I never really had that awkwardness. But I think it's mainly because I started training at 4 or 5. Maybe post in the woman's section of the forum might give you more help?


----------



## watching (Aug 24, 2018)

kempodisciple said:


> I never really had that awkwardness. But I think it's mainly because I started training at 4 or 5. Maybe post in the woman's section of the forum might give you more help?


Do you think this is a female specific thing? I'm asking in all sincerity, no offense taken.


----------



## Monkey Turned Wolf (Aug 25, 2018)

watching said:


> Do you think this is a female specific thing? I'm asking in all sincerity, no offense taken.


Im not sure, but you did specify that the issue is primarily working with men, and not as much with women. I would hazard a guess there's a certain awkwardness there for you, that a man might not necessarily feel or understand. Being a man who never felt it, I can't say that for certain, but that's my guess.


----------



## watching (Aug 25, 2018)

kempodisciple said:


> Im not sure, but you did specify that the issue is primarily working with men, and not as much with women. I would hazard a guess there's a certain awkwardness there for you, that a man might not necessarily feel or understand. Being a man who never felt it, I can't say that for certain, but that's my guess.

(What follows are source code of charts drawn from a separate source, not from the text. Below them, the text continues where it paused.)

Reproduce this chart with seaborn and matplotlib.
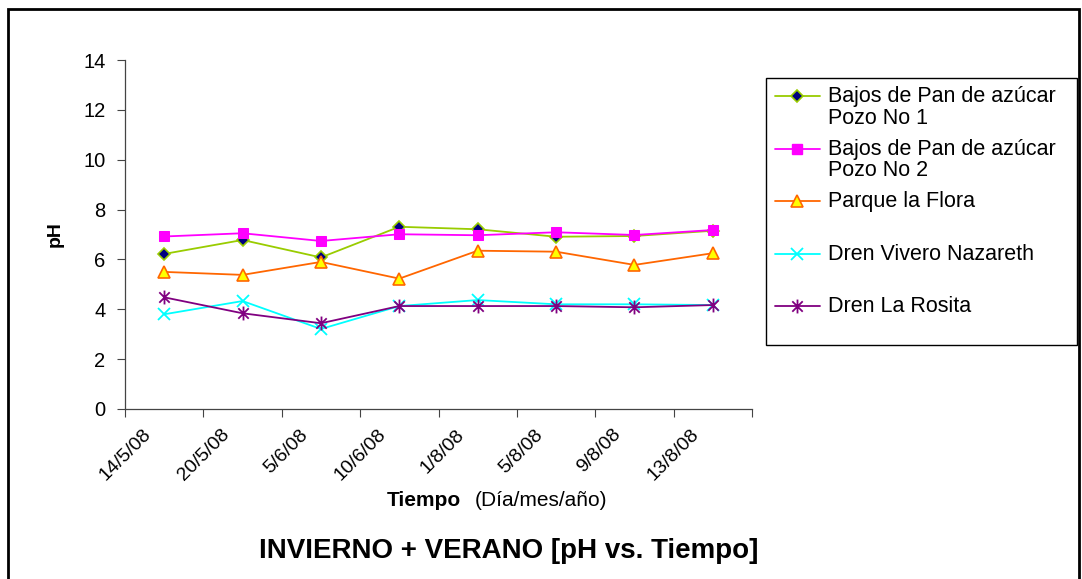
import matplotlib
matplotlib.use("Agg")
import matplotlib.pyplot as plt
from matplotlib.patches import Rectangle
from matplotlib.lines import Line2D
from matplotlib.path import Path
import seaborn as sns
import numpy as np
import pandas as pd

# ---- data ----
fechas = ["14/5/08", "20/5/08", "5/6/08", "10/6/08", "1/8/08", "5/8/08", "9/8/08", "13/8/08"]
pozo1 = [6.22, 6.78, 6.08, 7.31, 7.21, 6.91, 6.94, 7.15]
pozo2 = [6.92, 7.05, 6.74, 7.01, 6.97, 7.09, 6.98, 7.18]
flora = [5.50, 5.38, 5.90, 5.23, 6.35, 6.31, 5.78, 6.25]
vivero = [3.80, 4.33, 3.21, 4.13, 4.37, 4.20, 4.20, 4.17]
rosita = [4.48, 3.84, 3.44, 4.13, 4.13, 4.13, 4.08, 4.17]
series_names = ["Bajos de Pan de azúcar\nPozo No 1", "Bajos de Pan de azúcar\nPozo No 2",
                "Parque la Flora", "Dren Vivero Nazareth", "Dren La Rosita"]
y_ticks = [0, 2, 4, 6, 8, 10, 12, 14]

sns.set_theme(style="white")
plt.rcParams["font.family"] = ["Liberation Sans", "DejaVu Sans"]
plt.rcParams["text.color"] = "black"
plt.rcParams["xtick.color"] = "black"
plt.rcParams["ytick.color"] = "black"
plt.rcParams["axes.labelcolor"] = "black"

W, H = 1082, 579
fig = plt.figure(figsize=(W / 100, H / 100), dpi=100)
ax = fig.add_axes([125 / W, 1 - 409 / H, (752 - 125) / W, (409 - 60) / H])

star = Path([(0, -1), (0, 1), (-0.75, -0.75), (0.75, 0.75), (-0.75, 0.75), (0.75, -0.75)],
            [Path.MOVETO, Path.LINETO, Path.MOVETO, Path.LINETO, Path.MOVETO, Path.LINETO])

styles = [
    dict(color="#99CC00", marker="D", markersize=6, markerfacecolor="#000080", markeredgecolor="#99CC00", markeredgewidth=1.2),
    dict(color="#FF00FF", marker="s", markersize=7.5, markerfacecolor="#FF00FF", markeredgecolor="#FF00FF"),
    dict(color="#FF6600", marker="^", markersize=9, markerfacecolor="#FFFF00", markeredgecolor="#FF6600", markeredgewidth=1.2),
    dict(color="#00FFFF", marker="x", markersize=8, markeredgecolor="#00FFFF", markeredgewidth=1.3),
    dict(color="#800080", marker=star, markersize=10, markeredgecolor="#800080", markeredgewidth=1.3),
]

xpos = np.arange(len(fechas))
for name, vals, st in zip(series_names, [pozo1, pozo2, flora, vivero, rosita], styles):
    df = pd.DataFrame({"x": xpos, "pH": vals})
    sns.lineplot(data=df, x="x", y="pH", ax=ax, label=name, linewidth=1.3, **st)
if ax.get_legend() is not None:
    ax.get_legend().remove()

ax.set_xlim(-0.5, len(fechas) - 0.5)
ax.set_ylim(0, 14)
ax.set_yticks(y_ticks)
ax.set_yticklabels([str(v) for v in y_ticks], fontsize=14.5)
ax.set_xticks(np.arange(-0.5, len(fechas)))
ax.set_xticklabels([])
for i, lab in enumerate(fechas):
    ax.annotate(lab, xy=(xpos[i], 0), xycoords=("data", "axes fraction"),
                xytext=(-22, -17), textcoords="offset pixels",
                rotation=45, ha="right", va="top", rotation_mode="anchor", fontsize=14,
                annotation_clip=False)
ax.tick_params(axis="x", which="major", length=6, width=0.8, color="#444444", direction="out", bottom=True)
ax.tick_params(axis="y", which="major", length=6, width=0.8, color="#444444", direction="out", left=True, pad=8)
for s in ["top", "right"]:
    ax.spines[s].set_visible(False)
for s in ["left", "bottom"]:
    ax.spines[s].set_color("#444444")
    ax.spines[s].set_linewidth(0.9)
ax.grid(False)
ax.set_xlabel("")
ax.set_ylabel("pH", fontsize=14, fontweight="bold", labelpad=14)

# legend (Excel style: key aligned to first text line, equal slots)
fig.add_artist(Rectangle((766 / W, 1 - 345 / H), (1077 - 766) / W, (345 - 78) / H,
                         transform=fig.transFigure, fill=False, edgecolor="black", linewidth=1.0))
slot0, slot = 96, 52.5
for i, (name, st) in enumerate(zip(series_names, styles)):
    yk = 1 - (slot0 + slot * i) / H
    key = Line2D([775 / W, 797 / W, 820 / W], [yk, yk, yk], transform=fig.transFigure,
                 linewidth=1.3, markevery=[1], **st)
    fig.add_artist(key)
    fig.text(828 / W, yk + 10 / H, name, ha="left", va="top", fontsize=15.5, linespacing=1.05)

# outer border
fig.add_artist(Rectangle((8 / W, -0.05), (1079 - 8) / W, 1.05 - 9 / H,
                         transform=fig.transFigure, fill=False, edgecolor="black", linewidth=2.0))

fig.text(461 / W, 1 - 500 / H, "Tiempo", ha="right", va="center", fontsize=15, fontweight="bold")
fig.text(475 / W, 1 - 500 / H, "(Día/mes/año)", ha="left", va="center", fontsize=15)
fig.text(509 / W, 1 - 551 / H, "INVIERNO + VERANO [pH vs. Tiempo]", ha="center", va="center",
         fontsize=20, fontweight="bold")

fig.savefig("out.png", dpi=100, facecolor="white")
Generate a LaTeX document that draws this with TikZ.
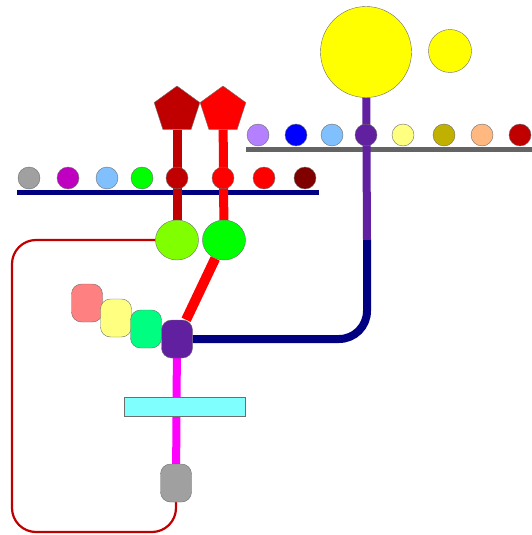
\documentclass[tikz,border=0pt]{standalone}
\usetikzlibrary{shapes.geometric,backgrounds}
\definecolor{darkred}{RGB}{192,0,0}
\definecolor{maroon}{RGB}{128,0,0}
\definecolor{navy}{RGB}{0,0,128}
\definecolor{violet}{RGB}{96,32,160}
\definecolor{lavender}{RGB}{180,128,255}
\definecolor{skyblue}{RGB}{128,192,255}
\definecolor{paleyellow}{RGB}{255,255,128}
\definecolor{olive}{RGB}{192,176,0}
\definecolor{peach}{RGB}{255,184,128}
\definecolor{plum}{RGB}{192,0,192}
\definecolor{lime}{RGB}{128,255,0}
\definecolor{mint}{RGB}{0,255,128}
\definecolor{salmon}{RGB}{255,128,128}
\definecolor{aqua}{RGB}{128,255,255}
\definecolor{pureyellow}{RGB}{255,255,0}
\definecolor{puregreen}{RGB}{0,255,0}
\definecolor{purered}{RGB}{255,0,0}
\definecolor{pureblue}{RGB}{0,0,255}
\definecolor{fuchsia}{RGB}{255,0,255}
\definecolor{ash}{RGB}{160,160,160}
\definecolor{railgray}{RGB}{100,100,100}
\definecolor{edge}{RGB}{110,110,110}

\begin{document}
\begin{tikzpicture}[x=1pt,y=-1pt,
dot/.style={circle, draw=edge, line width=0.4pt, fill=#1, minimum size=22pt, inner sep=0pt},
ball/.style={ellipse, draw=edge, line width=0.4pt, fill=#1, minimum width=43pt, minimum height=40pt, inner sep=0pt},
pill/.style={rectangle, rounded corners=10pt, draw=edge, line width=0.4pt, fill=#1, minimum width=31pt, minimum height=38pt, inner sep=0pt},
penta/.style={regular polygon, regular polygon sides=5, draw=edge, line width=0.4pt, fill=#1, minimum size=48pt, inner sep=0pt},
bar/.style={line width=5pt},
stem/.style={line width=9pt}
]
\useasboundingbox (0,0) rectangle (532,535);

\node (sun) [circle, draw=edge, fill=pureyellow, minimum size=91pt, inner sep=0pt] at (366,52) {};
\node (moon) [circle, draw=edge, fill=pureyellow, minimum size=43pt, inner sep=0pt] at (450,51) {};

\foreach \x/\c [count=\i] in {258/lavender,296/pureblue,332/skyblue,366/violet,403/paleyellow,444/olive,482/peach,520/darkred}
  \node (r\i) [dot=\c] at (\x,135) {};

\foreach \x/\c [count=\i] in {29/ash,68/plum,107/skyblue,142/puregreen,177/darkred,223/purered,264/purered,305/maroon}
  \node (l\i) [dot=\c] at (\x,178) {};

\node (pdark) [penta=darkred] at (177,110) {};
\node (pred) [penta=purered] at (223,110) {};

\node (glime) [ball=lime] at (177,240) {};
\node (ggreen) [ball=puregreen] at (224,240) {};

\node (salmonbox) [pill=salmon] at (87,303) {};
\node (yellowbox) [pill=paleyellow] at (116,318) {};
\node (mintbox) [pill=mint] at (146,329) {};
\node (hub) [pill=violet] at (177,339) {};

\node (plate) [rectangle, draw=edge, fill=aqua, minimum width=121pt, minimum height=19pt, inner sep=0pt] at (184.5,406.5) {};
\node (base) [pill=ash] at (176,483) {};

\coordinate (turn) at (367,240);

\begin{scope}[on background layer]
\draw [bar, draw=railgray] (246,149) -- (532,149);
\draw [bar, draw=navy] (17,192) -- (319,192);
\draw [stem, draw=darkred] (pdark) -- (glime);
\draw [stem, draw=purered] (pred) -- (ggreen);
\draw [stem, draw=purered, line width=10pt] (ggreen) -- (hub);
\draw [stem, draw=violet, line width=8pt] (sun) -- (turn);
\draw [stem, draw=navy, line width=8pt, rounded corners=28pt] (turn) |- (hub);
\draw [stem, draw=fuchsia, line width=8pt] (hub) -- (base);
\draw [line width=2.2pt, draw=darkred, rounded corners=24pt] (glime.west) -| (12,532) -| (base.south);
\end{scope}
\end{tikzpicture}
\end{document}
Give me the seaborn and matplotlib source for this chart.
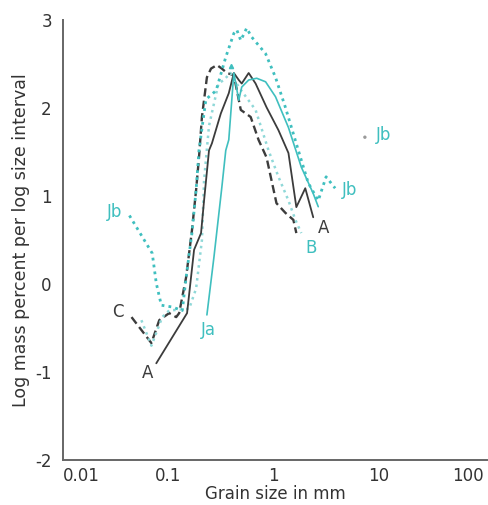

You've really never felt awkwardness when grappling? I can't imagine being so comfortable that close to people


----------



## watching (Aug 25, 2018)

kempodisciple said:


> Im not sure, but you did specify that the issue is primarily working with men, and not as much with women. I would hazard a guess there's a certain awkwardness there for you, that a man might not necessarily feel or understand. Being a man who never felt it, I can't say that for certain, but that's my guess.


But ya I'm going to take your advice and ask in the women's forum


----------



## Monkey Turned Wolf (Aug 25, 2018)

watching said:


> You've really never felt awkwardness when grappling? I can't imagine being so comfortable that close to people


Yup, never. Again though, I started training when I was around 4, and my first style was a hybrid kempo where my instructors always stated "kempo means close". So I was conditioned to be at my best close to others in a fighting aspect.


----------



## Kung Fu Wang (Aug 25, 2018)

I have never had such feeling. I have always believed that I need to keep my friend close but my enemy closer.


----------



## Danny T (Aug 25, 2018)

watching said:


> I always "freeze up" and almost panic when I have to practice getting out of take down scenarios in class and I don't know what to do about it! I don't practice a grappling system but am learning some techniques about how to respond to attempted take downs. I find it is far worse when I'm practicing with a male as opposed to another female. But even when I am practicing with another woman, it's still difficult to think or try and perform my techniques.
> If you experienced any of this awkwardness or anxiety when you first started grappling, how did you get past it?
> I asked a similar question a while back but I thought I'd get more practical advice asking those of you who train in a very close contact system. Thanks everyone!


I haven't had such a concern. However, I see it often with beginners from kids, teens, & adults; males and females. For the most part I've found it to be a combination of things. Cultural upbringing, the individuals sense of confidence, & personality all play a factor. Cultural upbringing today especially with kids at schools where touching another person is taboo and a punishable offense is a big factor. Kids love to wrestle but every year I am seeing more and more kids and teens who have a hard time laying on top of another when beginning wrestling or bjj. When on bottom they will often just lay or won't use their arms or hands to push or attempt to control the person on top. 

1. accept that you have anxiety and don't feel bad about it. That it is actually ok.
2. if possible work with someone you have a greater feeling of trust and get into the positions that make you a little less anxious. The more time you spend there the easier it will become. Get some instruction in getting out of that position and drill it. Having the knowledge and developing the ability to get out of that position will build your confidence and that is powerful for you. 
3. Keep going and you will become accustom to it especially when you accept it and put your mind to overcoming the anxiety.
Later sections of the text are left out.